My sister has four children, six and under. That’s a lot. but she looks at my little girl and laughs and says, Goodness, Sarie! You’ve got your hands full! And my mama says, I don’t feel sorry for you one bit! You were just that sort of kid yourself!
But mother, do pity me. Life has worn me down already, and after Helen is raised I will be the softest smoothest most worked of all the rocks in God’s big river.
I was in a miserable mood. I always feel that way after comparing myself with another woman. This particular woman had an even tan and nice calves and a big paycheck. I could walk to Idaho and not have calves of significance. All I had on this woman was being more of a full-time mother, and so I started saying how hard this job can be, because if you can’t be better than someone, being a martyr is the next best thing.
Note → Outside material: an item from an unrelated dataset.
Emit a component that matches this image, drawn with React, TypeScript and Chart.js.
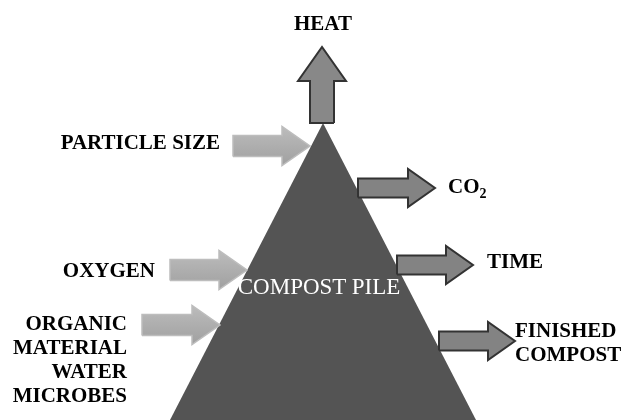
import { useEffect, useRef, useState } from "react";
import { Chart, registerables } from "chart.js";

Chart.register(...registerables);

// Diagram space: x 0..622, y 0..420 (y grows downward)
const pileVertices = [
  { x: 323, y: 123 },
  { x: 476, y: 420 },
  { x: 170, y: 420 },
];

const inputTails = [
  [233, 146],
  [170, 270],
  [142, 325],
];
const inputTips = [
  [310, 146],
  [247, 270],
  [220, 325],
];

const outputTails = [
  [358, 188],
  [397, 265],
  [439, 341],
];
const outputTips = [
  [435, 188],
  [473, 265],
  [515, 341],
];

const heatTail = [322, 123];
const heatTip = [322, 47];

// text labels: lines, anchor x, centre y of first line, alignment
const labels = [
  { lines: ["HEAT"], x: 323, y: 23, align: "center" },
  { lines: ["PARTICLE SIZE"], x: 220, y: 142, align: "right" },
  { lines: ["OXYGEN"], x: 155, y: 270, align: "right" },
  { lines: ["ORGANIC", "MATERIAL", "WATER", "MICROBES"], x: 127, y: 323, align: "right" },
  { lines: ["CO|2"], x: 448, y: 186, align: "left" },
  { lines: ["TIME"], x: 487, y: 261, align: "left" },
  { lines: ["FINISHED", "COMPOST"], x: 515, y: 330, align: "left" },
];
const pileLabel = { text: "COMPOST PILE", x: 319, y: 287 };

function arrowPolygon(tail: number[], tip: number[], bodyHalf: number, headHalf: number, headLen: number) {
  const dx = tip[0] - tail[0];
  const dy = tip[1] - tail[1];
  const len = Math.hypot(dx, dy);
  const ux = dx / len, uy = dy / len;
  const nx = -uy, ny = ux;
  const bx = tip[0] - ux * headLen, by = tip[1] - uy * headLen;
  const pts = [
    [tail[0] + nx * bodyHalf, tail[1] + ny * bodyHalf],
    [bx + nx * bodyHalf, by + ny * bodyHalf],
    [bx + nx * headHalf, by + ny * headHalf],
    [tip[0], tip[1]],
    [bx - nx * headHalf, by - ny * headHalf],
    [bx - nx * bodyHalf, by - ny * bodyHalf],
    [tail[0] - nx * bodyHalf, tail[1] - ny * bodyHalf],
  ];
  pts.push(pts[0]);
  return pts.map((p) => ({ x: p[0], y: p[1] }));
}

function shape(data: any[], fill: any, stroke: string, width: number, order: number) {
  return {
    data,
    showLine: true,
    fill: "shape",
    backgroundColor: fill,
    borderColor: stroke,
    borderWidth: width,
    borderJoinStyle: "miter",
    pointRadius: 0,
    pointHoverRadius: 0,
    tension: 0,
    order,
  };
}

function lightGradient(context: any) {
  const chart = context.chart;
  const ds = context.dataset;
  if (!chart.chartArea || !ds) return "#ababab";
  const ys = ds.data.map((p: any) => chart.scales.y.getPixelForValue(p.y));
  const top = Math.min(...ys), bottom = Math.max(...ys);
  const g = chart.ctx.createLinearGradient(0, top, 0, bottom);
  g.addColorStop(0, "#bcbcbc");
  g.addColorStop(1, "#a0a0a0");
  return g;
}

const FONT_FAMILY = '"Liberation Serif", "Times New Roman", serif';

type Pos = { left: number; top: number };

export default function App() {
  const ref = useRef<HTMLCanvasElement | null>(null);
  const [pos, setPos] = useState<{ labels: Pos[]; pile: Pos } | null>(null);

  useEffect(() => {
    document.body.style.margin = "0";
    const canvas = ref.current!;
    const datasets: any[] = [];
    datasets.push(shape([...pileVertices, pileVertices[0]], "#545454", "#545454", 0, 5));
    datasets.push(shape(arrowPolygon(heatTail, heatTip, 12, 24, 34), "#888888", "#333333", 2, 1));
    inputTails.forEach((t, i) =>
      datasets.push(shape(arrowPolygon(t, inputTips[i], 10.5, 19.5, 28), lightGradient, "#bdbdbd", 1.5, 1))
    );
    outputTails.forEach((t, i) =>
      datasets.push(shape(arrowPolygon(t, outputTips[i], 9.5, 19, 27), "#838383", "#333333", 2, 1))
    );
    const chart = new Chart(canvas, {
      type: "scatter",
      data: { datasets },
      options: {
        animation: false,
        responsive: false,
        devicePixelRatio: 1,
        layout: { padding: 0 },
        events: [],
        scales: {
          x: { type: "linear", min: 0, max: 622, display: false },
          y: { type: "linear", min: 0, max: 420, reverse: true, display: false },
        },
        plugins: { legend: { display: false }, tooltip: { enabled: false } },
      } as any,
    });
    const X = (v: number) => chart.scales.x.getPixelForValue(v);
    const Y = (v: number) => chart.scales.y.getPixelForValue(v);
    setPos({
      labels: labels.map((l) => ({ left: X(l.x), top: Y(l.y) })),
      pile: { left: X(pileLabel.x), top: Y(pileLabel.y) },
    });
    return () => chart.destroy();
  }, []);

  const renderLine = (t: string, i: number) => {
    if (t.includes("|")) {
      const [main, sub] = t.split("|");
      return (
        <div key={i}>
          {main}
          <span style={{ fontSize: 14, position: "relative", top: 5 }}>{sub}</span>
        </div>
      );
    }
    return <div key={i}>{t}</div>;
  };

  return (
    <div style={{ width: 622, height: 420, position: "relative", background: "#fff", overflow: "hidden" }}>
      <canvas ref={ref} width={622} height={420} style={{ display: "block" }} />
      {pos &&
        labels.map((l, i) => {
          const p = pos.labels[i];
          const style: any = {
            position: "absolute",
            top: p.top - 12,
            fontFamily: FONT_FAMILY,
            fontWeight: "bold",
            fontSize: 21,
            lineHeight: "24px",
            color: "#000",
            whiteSpace: "nowrap",
            textAlign: l.align,
          };
          if (l.align === "right") style.right = 622 - p.left;
          else if (l.align === "left") style.left = p.left;
          else {
            style.left = p.left;
            style.transform = "translateX(-50%)";
          }
          return (
            <div key={i} style={style}>
              {l.lines.map(renderLine)}
            </div>
          );
        })}
      {pos && (
        <div
          style={{
            position: "absolute",
            left: pos.pile.left,
            top: pos.pile.top - 12,
            transform: "translateX(-50%)",
            fontFamily: FONT_FAMILY,
            fontSize: 23,
            lineHeight: "24px",
            color: "#fff",
            whiteSpace: "nowrap",
          }}
        >
          {pileLabel.text}
        </div>
      )}
    </div>
  );
}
We were planting in the garden, and Mama shouted to me over the kale and roses, “We all think we’re doing the right thing, and yet we all spend way too much time trying to justify ourselves. Why is that?”
And although I did move several garden beds away from her, I know it is God’s mercy to give me a friend like this. There is no one better able, on God’s green earth, to shut me up.
I got off facebook when my daughter was born because I was struck by the solemnity of my calling as her mother, and how my choices would affect her. I don’t want her to be on social media herself as a young adult, because I believe strongly in the damaging impact this has been shown, time and again, to have on the soul, the self-image and the capacity for contentment and joy.
I know life goes by fast, and so quickly she will be watching me scroll and copying me. So quickly she will understand how things work and how we get our joy of living. I don’t want to tell her to be different from me, a strength few children have. I want to walk this particular road ahead of her, see the pitfalls and put her down at a better place. I know she will see my sins as she walks with me, but I want those sins to be the old ones, the ones that Sarah and Rachel and Rebekah had—wrong, but familiar—we disrespect our husbands, we tell easy lies, we laugh at God, we regret it.
But the struggle of social media, from what I’ve seen and experienced, is something else, something new, something that shrinks the heart two sizes too small, like plants grown without soil, under artificial light. It is a life less than life.
Sometimes I wonder how writing is different, though. What is the praise of man? A snare and deception. (Words shared and valued.) But would we write unless we thought there was someone out there who would care to read and value our words? Probably not. We can’t speak into the void like God does, we never have and we never will— He didn’t make us capable of this, but I have come to believe with all my heart that neither did he make us fit for an instant visual audience, for likes and loves and notifications.
My daughter is growing up so quickly. Who loves her? A handful of people. Who keeps this child from eating rocks and bark and snails? Who gives her roses to pull apart and to smell? Who scrubs the avocado out of her neck? Who loves to take her picture and capture all the fleeting moments? Who prays wonderful things for her, and some days, just for her to survive? Who desperately wants her to be free from the self-ridden and confused spirit of her age? It’s me, her mother.
One thought on “A Journal Archive on Motherhood”
I am on a similar journey with social media, though I regret mine is coming much later. You are so wise. Your daughter will notice and it will root her.